Spray Technique For An Even Finish

Start each pass before the panel and release after the panel. Keep the gun square to the surface, not arcing from your wrist. Overlap each pass by about half the fan width. Thin, even coats beat one heavy coat on most jobs.

Let each coat flash as directed. Paint that looks dry may still be releasing solvent. If you bury it too soon, the finish can wrinkle, dull, or trap solvent under clear. Good painters wait because timing keeps the layers stable.

A Simple Practice Routine

  1. Set up cardboard or an old panel at the same height as the car.
  2. Spray a short test pass and check fan shape.
  3. Practice steady speed with half-fan overlap.
  4. Spray edges first, then the main face of the panel.
  5. Check the panel from different angles before the next coat.

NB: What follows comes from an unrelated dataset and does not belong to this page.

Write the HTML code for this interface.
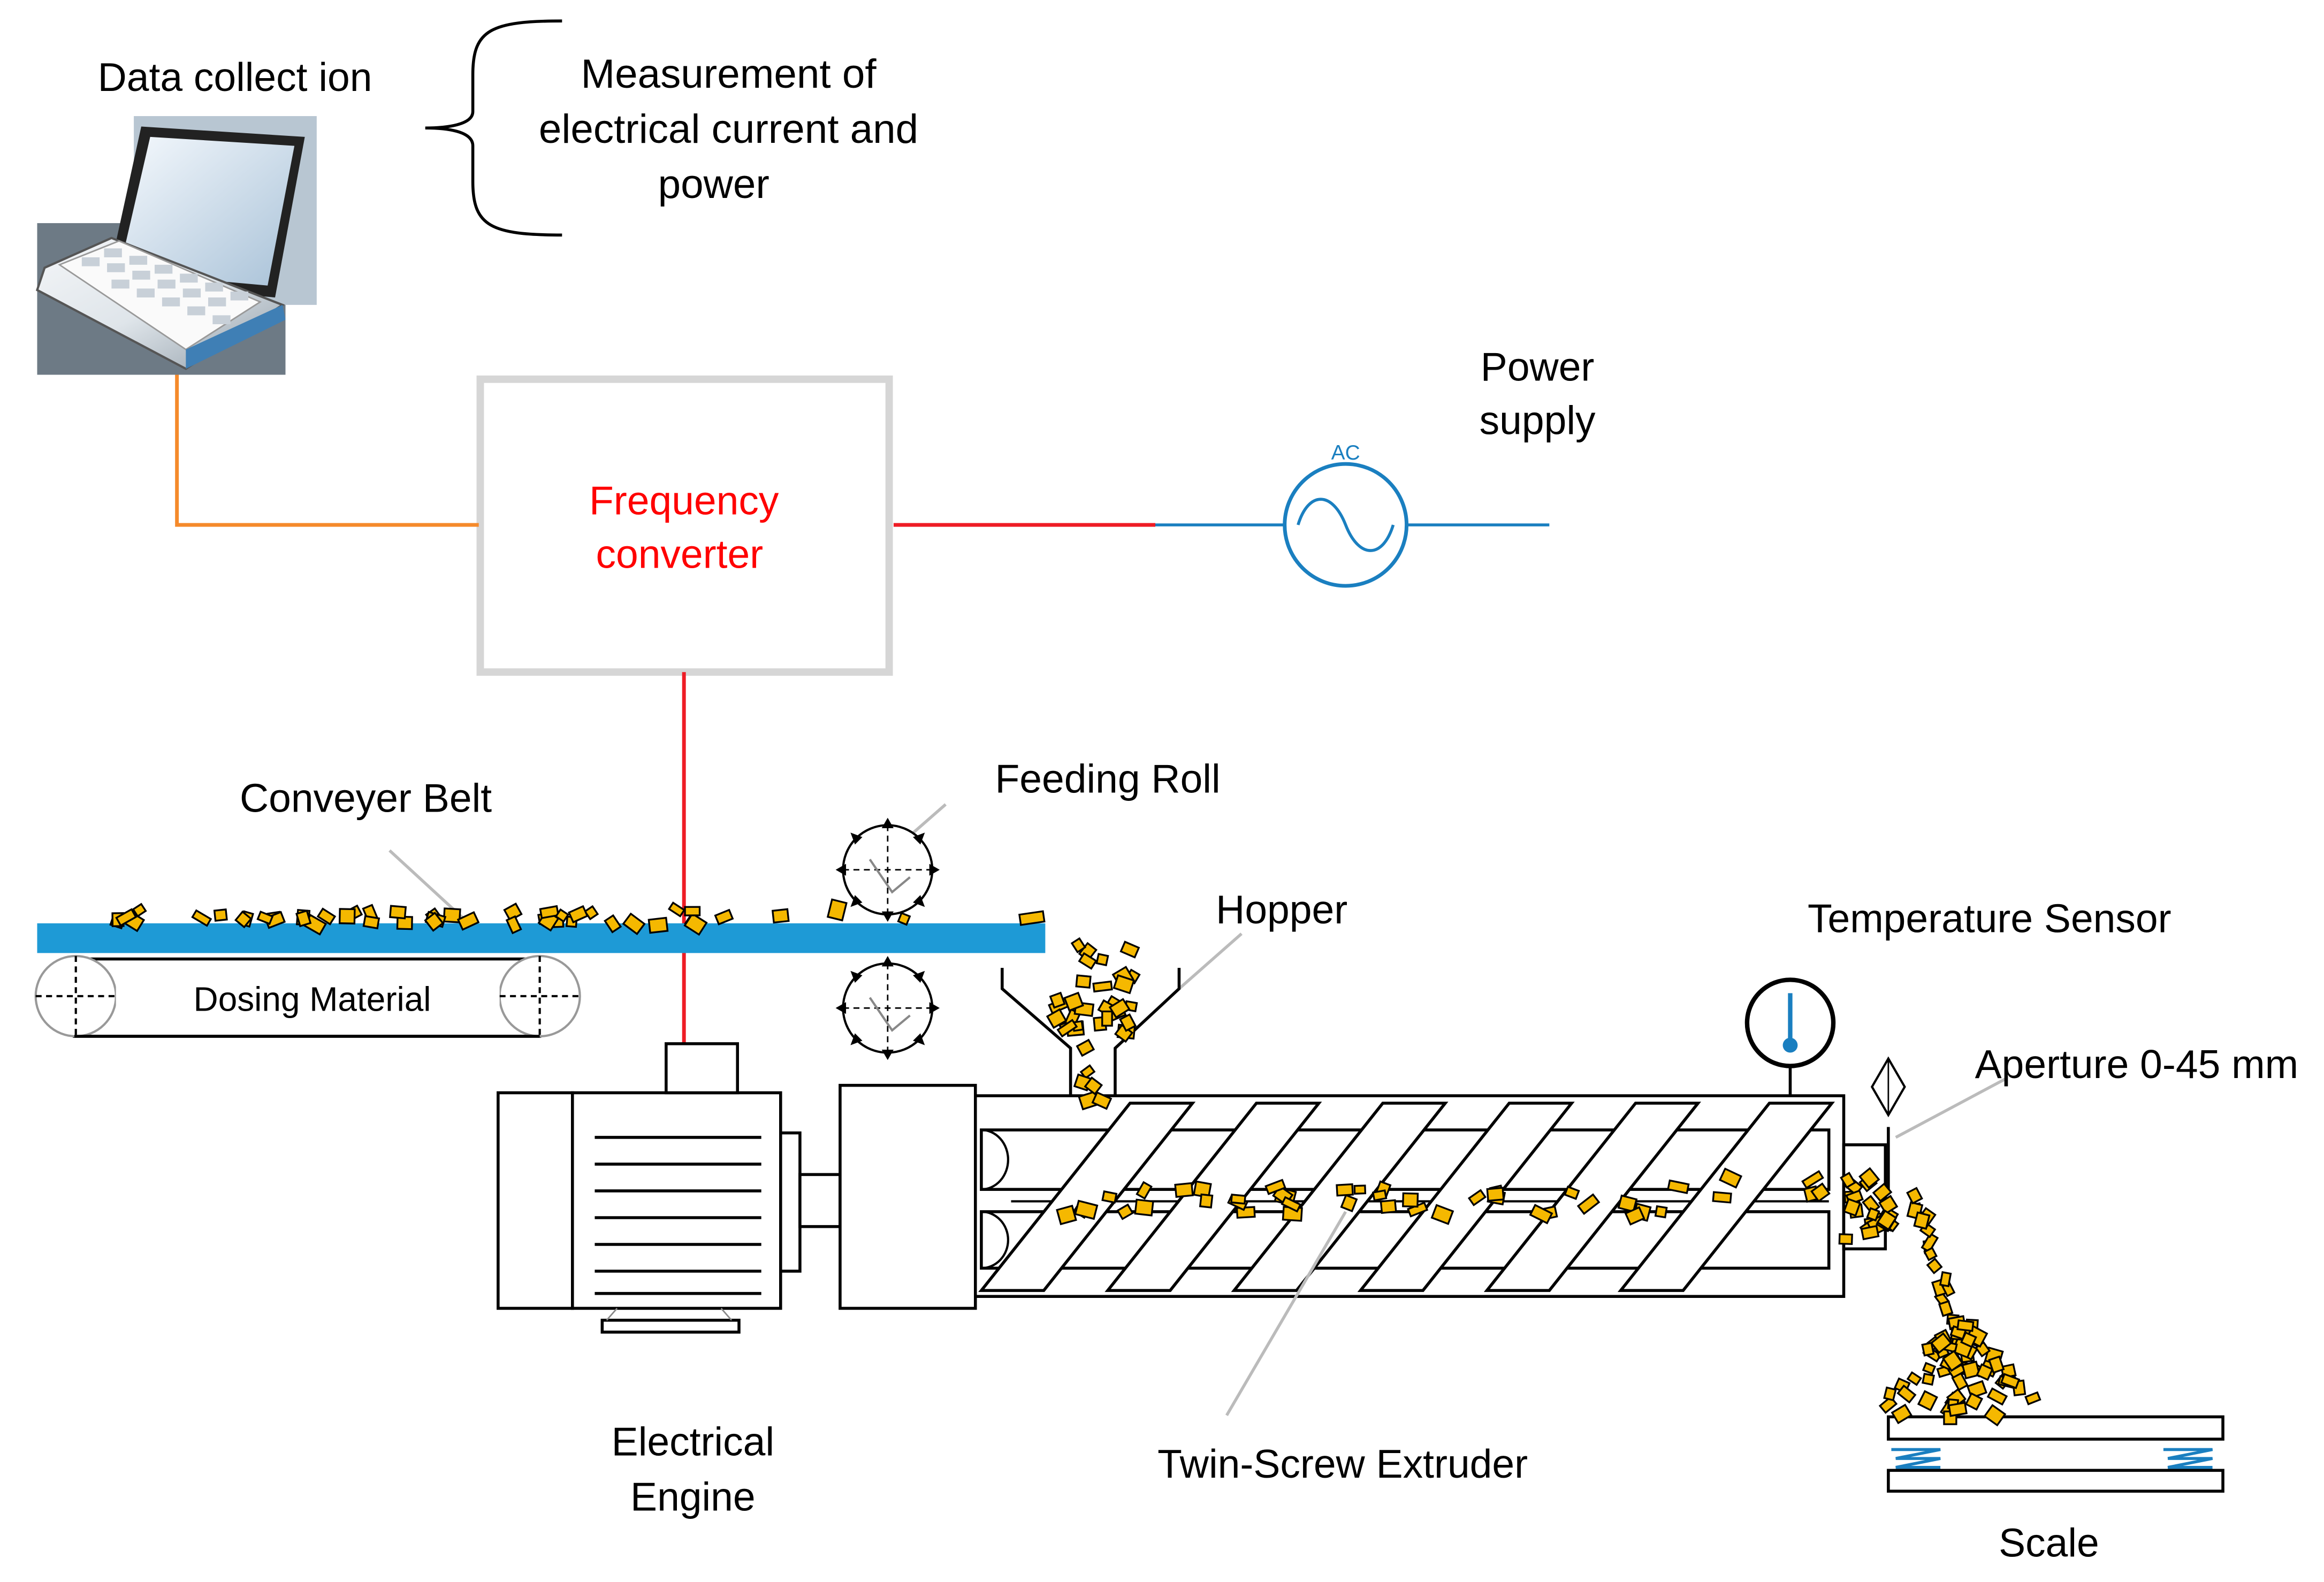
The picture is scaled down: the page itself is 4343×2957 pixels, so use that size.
<!DOCTYPE html>
<html><head><meta charset="utf-8"><style>
html,body{margin:0;padding:0;background:#fff;}
svg{display:block;}
text{font-family:"Liberation Sans",sans-serif;}
</style></head><body>
<svg id="s" width="4343" height="2957" viewBox="0 0 1563 1064" xmlns="http://www.w3.org/2000/svg">
<defs>
<linearGradient id="lg" x1="0" y1="0" x2="1" y2="1">
<stop offset="0" stop-color="#f4f6f8"/><stop offset="0.5" stop-color="#dfe5ea"/><stop offset="1" stop-color="#8f9ca7"/></linearGradient>
<linearGradient id="sc" x1="0" y1="0" x2="1" y2="1">
<stop offset="0" stop-color="#f5f9fd"/><stop offset="1" stop-color="#a9c2d8"/></linearGradient>
</defs>
<rect width="1563" height="1064" fill="#fff"/>
<text x="158" y="61" font-size="27" text-anchor="middle">Data collect ion</text>
<text x="490" y="59" font-size="27.5" text-anchor="middle">Measurement of</text>
<text x="490" y="96" font-size="27.5" text-anchor="middle">electrical current and</text>
<text x="480" y="133" font-size="27.5" text-anchor="middle">power</text>
<path d="M378,14 C330,14 318,20 318,50 L318,75 C318,84 300,86 286,86 C300,86 318,88 318,98 L318,122 C318,152 330,158 378,158" fill="none" stroke="#000" stroke-width="2"/>
<!-- laptop -->
<rect x="25" y="150" width="167" height="102" fill="#6d7a85"/>
<rect x="90" y="78" width="123" height="127" fill="#b8c6d2"/>
<polygon points="95,85 205,92 185,200 72,190" fill="#222"/>
<polygon points="101,92 198,98 180,192 80,183" fill="url(#sc)"/>
<polygon points="30,180 75,160 190,205 125,248 25,195" fill="url(#lg)" stroke="#555" stroke-width="1.5"/>
<polygon points="40,178 80,162 175,203 125,235" fill="#fafafa" stroke="#999"/>
<g fill="#c8d0d8">
<rect x="55" y="173" width="12" height="6"/><rect x="72" y="177" width="12" height="6"/><rect x="89" y="182" width="12" height="6"/><rect x="106" y="188" width="12" height="6"/><rect x="123" y="194" width="12" height="6"/><rect x="140" y="200" width="12" height="6"/>
<rect x="70" y="167" width="12" height="6"/><rect x="87" y="172" width="12" height="6"/><rect x="104" y="178" width="12" height="6"/><rect x="121" y="184" width="12" height="6"/><rect x="138" y="190" width="12" height="6"/><rect x="155" y="196" width="12" height="6"/>
<rect x="75" y="188" width="12" height="6"/><rect x="92" y="194" width="12" height="6"/><rect x="109" y="200" width="12" height="6"/><rect x="126" y="206" width="12" height="6"/><rect x="143" y="212" width="12" height="6"/>
</g>
<polygon points="125,235 190,205 192,215 125,248" fill="#3f7fb5"/>
<!-- Frequency converter -->
<rect x="323" y="255" width="275" height="197" fill="#fff" stroke="#d6d6d6" stroke-width="5"/>
<text x="460" y="346" font-size="27" fill="#ff0000" text-anchor="middle">Frequency</text>
<text x="457" y="382" font-size="27" fill="#ff0000" text-anchor="middle">converter</text>
<polyline points="119,252 119,353 322,353" fill="none" stroke="#f58a2b" stroke-width="2.5"/>
<line x1="601" y1="353" x2="777" y2="353" stroke="#ee1c25" stroke-width="2.5"/>
<line x1="777" y1="353" x2="864" y2="353" stroke="#1a7fc0" stroke-width="2"/>
<circle cx="905" cy="353" r="41" fill="none" stroke="#1a7fc0" stroke-width="2.5"/>
<path d="M873,353 C880,330 896,330 905,353 C914,376 930,376 937,353" fill="none" stroke="#1a7fc0" stroke-width="2"/>
<line x1="946" y1="353" x2="1042" y2="353" stroke="#1a7fc0" stroke-width="2"/>
<text x="905" y="309" font-size="14" fill="#1a7fc0" text-anchor="middle">AC</text>
<text x="1034" y="256" font-size="27" text-anchor="middle">Power</text>
<text x="1034" y="292" font-size="27" text-anchor="middle">supply</text>
<line x1="460" y1="452" x2="460" y2="702" stroke="#ee1c25" stroke-width="2.5"/>
<!-- conveyor -->
<text x="246" y="546" font-size="27" text-anchor="middle">Conveyer Belt</text>
<line x1="262" y1="572" x2="325" y2="630" stroke="#bbb" stroke-width="2"/>
<rect x="25" y="621" width="678" height="20" fill="#1e9ad6"/>
<rect x="50" y="645" width="313" height="52" fill="none" stroke="#000" stroke-width="2"/>
<g fill="#fff" stroke="#999" stroke-width="1.5">
<circle cx="51" cy="670" r="27"/><circle cx="363" cy="670" r="27"/></g>
<g stroke="#000" stroke-dasharray="4,3" stroke-width="1.5">
<line x1="24" y1="670" x2="78" y2="670"/><line x1="51" y1="643" x2="51" y2="697"/>
<line x1="336" y1="670" x2="390" y2="670"/><line x1="363" y1="643" x2="363" y2="697"/></g>
<rect x="78" y="650" width="258" height="42" fill="#fff"/>
<line x1="50" y1="697" x2="363" y2="697" stroke="#000" stroke-width="2"/>
<text x="210" y="680" font-size="23" text-anchor="middle">Dosing Material</text>
<!-- feeding roll -->
<text x="745" y="533" font-size="27" text-anchor="middle">Feeding Roll</text>
<line x1="612" y1="562" x2="636" y2="541" stroke="#bbb" stroke-width="2"/>
<g id="gear">
<circle cx="597" cy="585" r="30" fill="#fff" stroke="#000" stroke-width="1.5"/>
<g fill="#000"><polygon points="597,550 593,557 601,557"/><polygon points="597,620 593,613 601,613"/><polygon points="562,585 569,581 569,589"/><polygon points="632,585 625,581 625,589"/>
<polygon points="572,560 575,568 580,563"/><polygon points="622,560 614,563 619,568"/><polygon points="572,610 580,607 575,602"/><polygon points="622,610 619,602 614,607"/></g>
<line x1="567" y1="585" x2="627" y2="585" stroke="#000" stroke-dasharray="4,3"/>
<line x1="597" y1="555" x2="597" y2="615" stroke="#000" stroke-dasharray="4,3"/>
<path d="M585,578 L600,600 L612,590" fill="none" stroke="#888" stroke-width="1.5"/>
</g>
<use href="#gear" y="93"/>
<!-- hopper -->
<text x="862" y="621" font-size="27" text-anchor="middle">Hopper</text>
<line x1="793" y1="665" x2="835" y2="628" stroke="#bbb" stroke-width="2"/>
<polyline points="674,651 674,665 720,705 720,737" fill="none" stroke="#000" stroke-width="2"/>
<polyline points="793,651 793,665 750,705 750,737" fill="none" stroke="#000" stroke-width="2"/>
<!-- motor -->
<g fill="#fff" stroke="#000" stroke-width="2">
<rect x="335" y="735" width="50" height="145"/>
<rect x="385" y="735" width="140" height="145"/>
<rect x="448" y="702" width="48" height="33"/>
<rect x="525" y="762" width="13" height="93"/>
<rect x="538" y="790" width="27" height="35"/>
<rect x="405" y="888" width="92" height="8"/>
<rect x="565" y="730" width="91" height="150"/>
</g>
<g stroke="#000" stroke-width="2">
<line x1="400" y1="765" x2="512" y2="765"/><line x1="400" y1="783" x2="512" y2="783"/><line x1="400" y1="801" x2="512" y2="801"/>
<line x1="400" y1="819" x2="512" y2="819"/><line x1="400" y1="837" x2="512" y2="837"/><line x1="400" y1="855" x2="512" y2="855"/><line x1="400" y1="870" x2="512" y2="870"/>
</g>
<g stroke="#888" stroke-width="1"><line x1="415" y1="880" x2="408" y2="888"/><line x1="485" y1="880" x2="492" y2="888"/></g>
<text x="466" y="979" font-size="27" text-anchor="middle">Electrical</text>
<text x="466" y="1016" font-size="27" text-anchor="middle">Engine</text>
<!-- extruder -->
<g fill="#fff" stroke="#000" stroke-width="2">
<rect x="656" y="737" width="584" height="135"/>
<rect x="660" y="760" width="570" height="40"/>
<rect x="660" y="815" width="570" height="38"/>
<rect x="1240" y="770" width="28" height="70"/>
</g>
<path d="M660,760 A18,20 0 0 1 660,800" fill="none" stroke="#000" stroke-width="1.5"/>
<path d="M660,815 A18,19 0 0 1 660,853" fill="none" stroke="#000" stroke-width="1.5"/>
<line x1="680" y1="808" x2="1230" y2="808" stroke="#000" stroke-width="1.5"/>
<g fill="#fff" stroke="#000" stroke-width="2" id="fl"></g>
<text x="903" y="994" font-size="27" text-anchor="middle">Twin-Screw Extruder</text>
<line x1="825" y1="952" x2="905" y2="815" stroke="#bbb" stroke-width="2"/>
<!-- temp sensor -->
<line x1="1204" y1="717" x2="1204" y2="737" stroke="#000" stroke-width="2"/>
<circle cx="1204" cy="688" r="29" fill="#fff" stroke="#000" stroke-width="3"/>
<line x1="1204" y1="668" x2="1204" y2="702" stroke="#1a7fc0" stroke-width="3"/>
<circle cx="1204" cy="703" r="5" fill="#1a7fc0"/>
<text x="1338" y="627" font-size="27" text-anchor="middle">Temperature Sensor</text>
<!-- aperture -->
<polygon points="1270,712 1281,731 1270,750 1259,731" fill="none" stroke="#000" stroke-width="1.5"/>
<line x1="1270" y1="712" x2="1270" y2="750" stroke="#000" stroke-width="1"/>
<line x1="1270" y1="758" x2="1270" y2="800" stroke="#000" stroke-width="2"/>
<line x1="1275" y1="765" x2="1350" y2="725" stroke="#bbb" stroke-width="2"/>
<text x="1437" y="725" font-size="27" text-anchor="middle">Aperture 0-45 mm</text>
<!-- scale -->
<rect x="1270" y="953" width="225" height="15" fill="#fff" stroke="#000" stroke-width="2"/>
<rect x="1270" y="989" width="225" height="14" fill="#fff" stroke="#000" stroke-width="2"/>
<g stroke="#1a7fc0" stroke-width="2" fill="none">
<polyline points="1272,975 1305,975 1275,981 1305,981 1275,987 1305,987"/>
<polyline points="1455,975 1488,975 1458,981 1488,981 1458,987 1488,987"/></g>
<text x="1378" y="1047" font-size="27" text-anchor="middle">Scale</text>
<g id="pt" fill="#f5b800" stroke="#000" stroke-width="1.2"></g>
</svg>
<script>
var ns="http://www.w3.org/2000/svg";
var fl=document.getElementById('fl');
[660,745,830,915,1000,1090].forEach(function(x){
 var p=document.createElementNS(ns,'polygon');
 p.setAttribute('points',(x)+',868 '+(x+42)+',868 '+(x+142)+',742 '+(x+100)+',742');
 fl.appendChild(p);
});
var seed=7;function r(){seed=(seed*16807)%2147483647;return seed/2147483647;}
var g=document.getElementById('pt');
function add(x,y,w,h){var e=document.createElementNS(ns,'rect');e.setAttribute('x',x);e.setAttribute('y',y);e.setAttribute('width',w);e.setAttribute('height',h);
e.setAttribute('transform','rotate('+(r()*80-40)+' '+(x+w/2)+' '+(y+h/2)+')');g.appendChild(e);}
var i;
for(i=0;i<45;i++){add(75+r()*420,608+r()*10,6+r()*6,5+r()*5);}
add(520,612,10,8);add(558,606,10,12);add(605,615,6,6);add(686,614,16,7);
for(i=0;i<30;i++){add(705+r()*55,632+r()*60,6+r()*6,5+r()*5);}
for(i=0;i<6;i++){add(722+r()*18,700+r()*38,6+r()*6,5+r()*4);}
for(i=0;i<45;i++){var x=700+r()*530;add(x,795+r()*20-(x>1150?10:0),6+r()*7,5+r()*5);}
for(i=0;i<25;i++){add(1236+r()*30,786+r()*45,6+r()*5,5+r()*5);}
for(i=0;i<20;i++){var t=r();add(1280+t*35+r()*8,800+t*110,5+r()*4,6+r()*5);}
for(i=0;i<60;i++){var h=r();var w=(1-h)*50+8;add(1315-w+r()*2*w,945-h*60+r()*5,6+r()*5,5+r()*5);}
</script>
</body></html>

When A Shop Is The Better Choice

Pay a shop when the paint needs to match, the car has value, or the repair will be judged up close. Shops have spray booths, mixing systems, trained painters, and dust control. They also know how to blend color into nearby panels so one fresh fender doesn’t stand out.

DIY can still save money on trim removal, sanding practice, and small parts. The trick is knowing where the savings end. If the car needs structural rust repair, panel straightening, or a warranty-backed finish, a shop quote may be cheaper than buying tools, paint, safety gear, and then paying to redo the job.

Final Check Before Paint Day

So, can a car be spray painted at home? Yes, when the job is small, the area is safe, and the finish goal is honest. Treat the prep as the main event, not the boring part before paint. Good cleaning, sanding, masking, airflow, and patience do more for the result than any magic product on a shelf.

If you’re unsure, start with a removable part. Paint a mirror cap or spare panel, then judge the finish outside in daylight. If you like the result after it cures, move to a larger panel. If not, you’ve learned the cheap way.